Meryl Davis and Charlie White won ice dance gold for the United States at Sochi 2014 as Britain's Penny Coomes and Nick Buckland finished 10th.

Davis and White beat Tessa Virtue and Scott Moir, Canada's defending Olympic champions, by 195.52 points to 190.99.

Coomes and Buckland - skating less than four months after he had undergone heart surgery - met their top-10 target with an overall score of 151.11.

Media caption,

Sochi 2014: Ice dancers’ trousers split by skate

Davis and White are the first ice dance gold medallists in US history.

Russia's Elena Ilinykh and Nikita Katsalapov won bronze with 183.48.

The Americans train alongside their Canadian rivals and the battle for the Olympic ice dance title in Sochi had long been a head-to-head contest between the two.

Some Canadian observers claimed Virtue and Moir had been under-marked in their short dance on Sunday - but Davis and White produced a peerless free dance to add Olympic gold to their 2013 world title, by a reasonable margin.

Nottingham's Buckland, 24, had surgery in October to cauterise a nerve which was causing a racing-heart condition known as tachycardia.
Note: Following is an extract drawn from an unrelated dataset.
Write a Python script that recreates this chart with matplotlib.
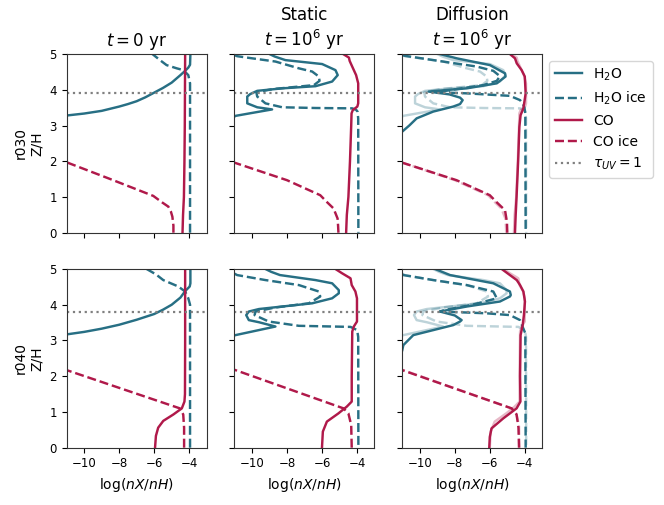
import matplotlib
matplotlib.use("Agg")
import matplotlib.pyplot as plt

# ---------------- data (log abundance x vs height z/H) ----------------
# r030, t = 0
r030_t0_h2o_z = [3.28, 3.335, 3.41, 3.53, 3.6, 3.68, 3.79, 3.92, 4.05, 4.2, 4.41, 4.53, 4.62, 4.7, 5.0]
r030_t0_h2o_x = [-11, -10, -9, -8, -7.5, -7, -6.5, -6, -5.5, -5, -4.5, -4.23, -4.05, -3.95, -3.93]
r030_t0_h2oice_z = [0, 4.18, 4.41, 4.55, 4.6, 4.69, 4.83, 5.0]
r030_t0_h2oice_x = [-3.95, -3.95, -4.05, -4.33, -4.71, -5.29, -5.67, -6.1]
r030_t0_co_z = [0, 0.5, 1.0, 2.0, 3.0, 4.0, 5.0]
r030_t0_co_x = [-4.38, -4.35, -4.3, -4.27, -4.25, -4.24, -4.23]
r030_t0_coice_z = [0, 0.2, 0.45, 0.6, 0.73, 0.85, 1.03, 1.5, 1.97]
r030_t0_coice_x = [-4.9, -4.9, -4.96, -5.05, -5.19, -5.55, -6.05, -8.5, -11]

# r030, static, t = 1e6 yr
r030_st_h2o_z = [5.0, 4.93, 4.83, 4.72, 4.55, 4.41, 4.23, 4.1, 4.04, 3.97, 3.88, 3.81,
                 3.62, 3.51, 3.45, 3.36, 3.27, 3.25]
r030_st_h2o_x = [-9.0, -8.7, -8.09, -5.99, -5.23, -5.1, -5.42, -6.37, -8.27, -9.7, -10.1, -10.27,
                 -10.27, -9.7, -8.85, -9.9, -10.94, -11]
r030_st_h2oice_z = [4.97, 4.94, 4.88, 4.79, 4.6, 4.51, 4.37, 4.25, 4.13, 4.02, 3.93, 3.81,
                    3.62, 3.51, 3.49, 3.48, 3.44, 3.39, 3.2, 0]
r030_st_h2oice_x = [-11, -10.85, -9.99, -8.66, -7.32, -6.56, -6.18, -6.14, -6.46, -8.8, -9.75, -9.7,
                    -9.23, -8.27, -6.37, -4.27, -4.05, -3.97, -3.93, -3.92]
r030_st_co_z = [5.0, 4.9, 4.81, 4.69, 4.55, 4.41, 4.18, 3.62, 3.53, 3.43, 3.34, 3.0, 2.0, 1.0, 0.5, 0]
r030_st_co_x = [-4.79, -4.46, -4.42, -4.31, -4.18, -4.05, -3.93, -3.93, -3.98, -4.24, -4.31,
                -4.33, -4.4, -4.49, -4.58, -4.62]
r030_st_coice_z = [0, 0.2, 0.4, 0.68, 0.85, 1.05, 1.47, 1.96]
r030_st_coice_x = [-5.06, -5.08, -5.11, -5.34, -5.7, -6.1, -8.0, -11]

# r030, diffusion, t = 1e6 yr
r030_df_h2o_z = [5.0, 4.88, 4.69, 4.46, 4.37, 4.18, 4.04, 3.95, 3.87, 3.78, 3.71, 3.6, 3.53,
                 3.39, 3.2, 3.0, 2.83]
r030_df_h2o_x = [-8.85, -7.89, -5.99, -5.13, -5.1, -5.6, -7.32, -9.5, -8.3, -7.7, -7.55, -7.7, -8.09,
                 -9.23, -10.18, -10.6, -11]
r030_df_h2oice_z = [4.97, 4.95, 4.76, 4.65, 4.53, 4.38, 4.25, 4.13, 3.99, 3.93, 3.9, 3.83, 3.71,
                    3.6, 3.5, 3.34, 0]
r030_df_h2oice_x = [-11, -10.85, -8.27, -6.75, -5.8, -5.42, -5.6, -6.37, -8.27, -9.04, -7.32, -4.85,
                    -4.27, -4.1, -4.02, -3.97, -3.95]
r030_df_co_z = [5.0, 4.88, 4.74, 4.55, 4.37, 3.9, 3.48, 3.29, 2.96, 2.0, 1.0, 0.5, 0]
r030_df_co_x = [-4.85, -4.56, -4.46, -4.18, -4.0, -3.95, -4.08, -4.24, -4.31, -4.38, -4.47, -4.52, -4.56]
r030_df_coice_z = [0, 0.3, 0.63, 0.85, 1.05, 1.47, 1.96]
r030_df_coice_x = [-5.0, -5.02, -5.13, -5.6, -6.0, -7.9, -11]

# r040, t = 0
r040_t0_h2o_z = [3.17, 3.24, 3.33, 3.44, 3.58, 3.74, 3.86, 4.0, 4.2, 4.38, 4.51, 4.6, 5.0]
r040_t0_h2o_x = [-11, -10, -9, -8, -7, -6, -5.5, -5, -4.5, -4.23, -3.97, -3.93, -3.93]
r040_t0_h2oice_z = [0, 4.0, 4.18, 4.37, 4.51, 4.69, 4.85, 5.0]
r040_t0_h2oice_x = [-3.95, -3.95, -4.05, -4.23, -4.62, -5.48, -5.9, -6.43]
r040_t0_co_z = [0, 0.33, 0.56, 0.75, 0.93, 1.1, 1.29, 1.5, 3.0, 5.0]
r040_t0_co_x = [-5.95, -5.9, -5.77, -5.48, -4.9, -4.42, -4.27, -4.24, -4.23, -4.23]
r040_t0_coice_z = [0, 0.56, 0.93, 1.0, 1.1, 2.17]
r040_t0_coice_x = [-4.29, -4.29, -4.34, -4.42, -4.53, -11]

# r040, static, t = 1e6 yr
r040_st_h2o_z = [5.0, 4.92, 4.83, 4.69, 4.6, 4.41, 4.32, 4.18, 4.04, 3.95, 3.88, 3.81, 3.71,
                 3.57, 3.51, 3.39, 3.15, 3.14]
r040_st_h2o_x = [-9.23, -8.9, -8.4, -6.37, -5.42, -5.04, -5.04, -5.42, -6.56, -8.27, -9.6, -10.18,
                 -10.33, -10.18, -9.6, -8.66, -10.94, -11]
r040_st_h2oice_z = [4.87, 4.83, 4.69, 4.55, 4.37, 4.23, 4.04, 3.92, 3.81, 3.71, 3.53, 3.41,
                    3.38, 3.29, 3.1, 0]
r040_st_h2oice_x = [-11, -10.85, -9.23, -7.32, -6.18, -6.1, -6.75, -8.7, -9.8, -9.85, -9.04, -7.32,
                    -4.37, -3.99, -3.93, -3.92]
r040_st_co_z = [5.0, 4.88, 4.74, 4.55, 4.37, 4.18, 3.53, 3.39, 3.25, 2.0, 1.29, 1.15, 0.96,
                0.73, 0.45, 0]
r040_st_co_x = [-5.23, -4.85, -4.37, -4.3, -4.09, -4.0, -4.0, -4.18, -4.27, -4.3, -4.3, -4.58,
                -5.06, -5.72, -5.95, -6.0]
r040_st_coice_z = [0, 0.63, 0.96, 1.1, 2.18]
r040_st_coice_x = [-4.30, -4.33, -4.49, -4.77, -11]

# r040, diffusion, t = 1e6 yr
r040_df_h2o_z = [5.0, 4.83, 4.6, 4.37, 4.27, 4.23, 4.09, 3.95, 3.81, 3.7, 3.57, 3.53, 3.43,
                 3.29, 3.15, 2.87, 2.73]
r040_df_h2o_x = [-9.13, -8.27, -5.8, -4.85, -4.8, -4.85, -5.42, -7.32, -8.85, -8.0, -7.61, -7.7,
                 -8.09, -9.23, -10.37, -10.94, -11]
r040_df_h2oice_z = [4.85, 4.83, 4.69, 4.55, 4.37, 4.18, 4.0, 3.85, 3.81, 3.78, 3.76, 3.71, 3.57,
                    3.39, 3.2, 0]
r040_df_h2oice_x = [-11, -10.94, -9.23, -7.32, -5.8, -5.6, -7.0, -8.6, -8.85, -7.2, -6.18, -4.85,
                    -4.27, -4.13, -3.97, -3.95]
r040_df_co_z = [5.0, 4.83, 4.69, 4.55, 4.37, 4.09, 3.71, 3.43, 3.15, 2.0, 1.29, 1.1, 0.82,
                0.54, 0.3, 0]
r040_df_co_x = [-5.32, -4.85, -4.46, -4.27, -4.08, -3.99, -4.05, -4.12, -4.24, -4.27, -4.25,
                -4.47, -5.23, -5.9, -6.0, -6.03]
r040_df_coice_z = [0, 0.56, 0.93, 1.1, 2.17]
r040_df_coice_x = [-4.33, -4.36, -4.47, -4.75, -11]

tau_uv = {"r030": 3.9, "r040": 3.8}
row_labels = ["r030", "r040"]
col_titles = ["$t = 0$ yr", "Static\n$t = 10^6$ yr", "Diffusion\n$t = 10^6$ yr"]
x_ticks = [-10, -8, -6, -4]
y_ticks = [0, 1, 2, 3, 4, 5]

species_labels = ["H$_2$O", "H$_2$O ice", "CO", "CO ice"]

panels = {
    ("r030", 0): [(r030_t0_h2o_x, r030_t0_h2o_z), (r030_t0_h2oice_x, r030_t0_h2oice_z),
                  (r030_t0_co_x, r030_t0_co_z), (r030_t0_coice_x, r030_t0_coice_z)],
    ("r030", 1): [(r030_st_h2o_x, r030_st_h2o_z), (r030_st_h2oice_x, r030_st_h2oice_z),
                  (r030_st_co_x, r030_st_co_z), (r030_st_coice_x, r030_st_coice_z)],
    ("r030", 2): [(r030_df_h2o_x, r030_df_h2o_z), (r030_df_h2oice_x, r030_df_h2oice_z),
                  (r030_df_co_x, r030_df_co_z), (r030_df_coice_x, r030_df_coice_z)],
    ("r040", 0): [(r040_t0_h2o_x, r040_t0_h2o_z), (r040_t0_h2oice_x, r040_t0_h2oice_z),
                  (r040_t0_co_x, r040_t0_co_z), (r040_t0_coice_x, r040_t0_coice_z)],
    ("r040", 1): [(r040_st_h2o_x, r040_st_h2o_z), (r040_st_h2oice_x, r040_st_h2oice_z),
                  (r040_st_co_x, r040_st_co_z), (r040_st_coice_x, r040_st_coice_z)],
    ("r040", 2): [(r040_df_h2o_x, r040_df_h2o_z), (r040_df_h2oice_x, r040_df_h2oice_z),
                  (r040_df_co_x, r040_df_co_z), (r040_df_coice_x, r040_df_coice_z)],
}

# ---------------- style ----------------
TEAL = "#276f84"
CRIM = "#b0194a"
colors = [TEAL, TEAL, CRIM, CRIM]
styles = ["-", "--", "-", "--"]
LW = 1.75

plt.rcParams["font.family"] = ["DejaVu Sans"]
plt.rcParams["axes.edgecolor"] = "#333333"

fig, axes = plt.subplots(2, 3, figsize=(6.64, 5.05), dpi=100, sharex=True, sharey=True)
fig.subplots_adjust(left=0.1004, right=0.8167, top=0.893, bottom=0.1135,
                    wspace=0.1986, hspace=0.203)

for r, rl in enumerate(row_labels):
    for c in range(3):
        ax = axes[r, c]
        if c == 2:
            for (xs, zs), col, ls in zip(panels[(rl, 1)], colors, styles):
                ax.plot(xs, zs, color=col, ls=ls, lw=LW, alpha=0.3)
        handles = []
        for (xs, zs), col, ls, lab in zip(panels[(rl, c)], colors, styles, species_labels):
            h, = ax.plot(xs, zs, color=col, ls=ls, lw=LW, label=lab)
            handles.append(h)
        th = ax.axhline(tau_uv[rl], color="gray", ls=":", lw=1.6, label=r"$\tau_{UV} = 1$")
        handles.append(th)
        ax.set_xlim(-11, -3)
        ax.set_ylim(0, 5)
        ax.set_xticks(x_ticks)
        ax.set_yticks(y_ticks)
        ax.tick_params(labelsize=8.5)
        if r == 0:
            ax.set_title(col_titles[c], fontsize=12)
        if r == 1:
            ax.set_xlabel("log($nX/nH$)", fontsize=10)
        if c == 0:
            ax.set_ylabel(f"{rl}\nZ/H", fontsize=10)
        if r == 0 and c == 2:
            ax.legend(handles=handles, loc="upper left", bbox_to_anchor=(1.048, 0.9625),
                      borderaxespad=0, fontsize=10)

fig.savefig("out.png", dpi=100)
His heart had reached 270 beats per minute during previous events, such as last year's World Championships, where the Britons finished 13th.

Coomes and Buckland had gone on to win European bronze, their first major medals, with a career-best score of 158.69 in January - despite just six weeks' training post-operation.

While the judges decided they had not matched that performance in Sochi, their Michael Jackson-inspired routine roused a Russian crowd and the duo confirmed they will now target a medal at the 2018 Winter Olympics in Pyeongchang, South Korea.

Tenth marks an improvement of 10 places since the Britons finished 20th on their Olympic debut at Vancouver 2010, where team-mates Sinead and John Kerr - who subsequently retired - were eighth for GB.

"It is good to know that you have come off and have nothing left, you have given it all out there and that is what we wanted to do," said Buckland.

"No matter what the marks, the performance, whatever - we wanted to give everything we have had and we did that."